The nurse came back at this point. She tapped Michael on the shoulder and put a cup of coffee on the table next to the bed, but he didn't seem to notice, and carried on talking in this low, murmurous monotone. He was gripping Fiona's hand quite hard by now. The nurse didn't leave, she just stepped back a few paces and stood in the shadows, watching.

'So then I started losing my temper. Then I started thumping the table and sent a couple of chopsticks flying, and I said: You went to bed with a
salesman? You went to bed with a man who came to sell you a vacuum cleaner? Why did you do it? Why? And she said she didn't know, he was so charming, and so nice to her, and he was handsome, too.

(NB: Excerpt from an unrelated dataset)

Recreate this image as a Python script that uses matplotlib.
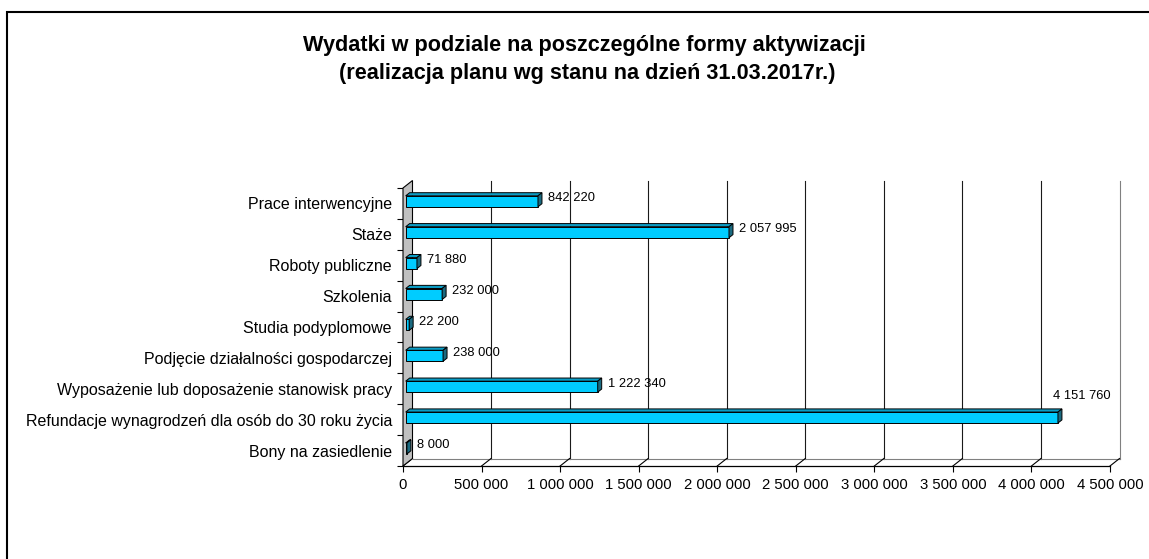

He had lovely eyes. Like your eyes, she said. And I just couldn't stand it when she said that. I shouted; I do not! I don't have his eyes! I have my father's eyes! And she said: Yes, that's exactly it, you've got your father's eyes. And that was when I got up and walked out, only you know how close together the tables are in the Mandarin, I was so angry and I was in such a hurry, I bumped into this couple's table and knocked their teapot over and I didn't even stop or anything. I just walked straight out into the street and didn't look to see if my mother was following. I walked straight out into the street and didn't go back to the flat for hours, not till some time after midnight. And my mother was gone by then. Her car was gone and she left a note for me which I never read and a few weeks later she sent a letter which I never opened and I've never heard from her since. After that night I just stayed in my flat and didn't really go out or speak to anyone for two, maybe three years.'

He paused. Then his voice was even quieter. 'Till you came along.'

And then, quieter still: 'So now you know.'

Then the nurse stepped forward and put her hand on his shoulder. She whispered, 'She's gone, I'm afraid,' and Michael nodded, and bowed his head, curling in upon himself. He might have been crying, but I think he was just very very tired.
Afterwards I really didn't go out or speak to anyone for two, maybe three years. Maybe never will.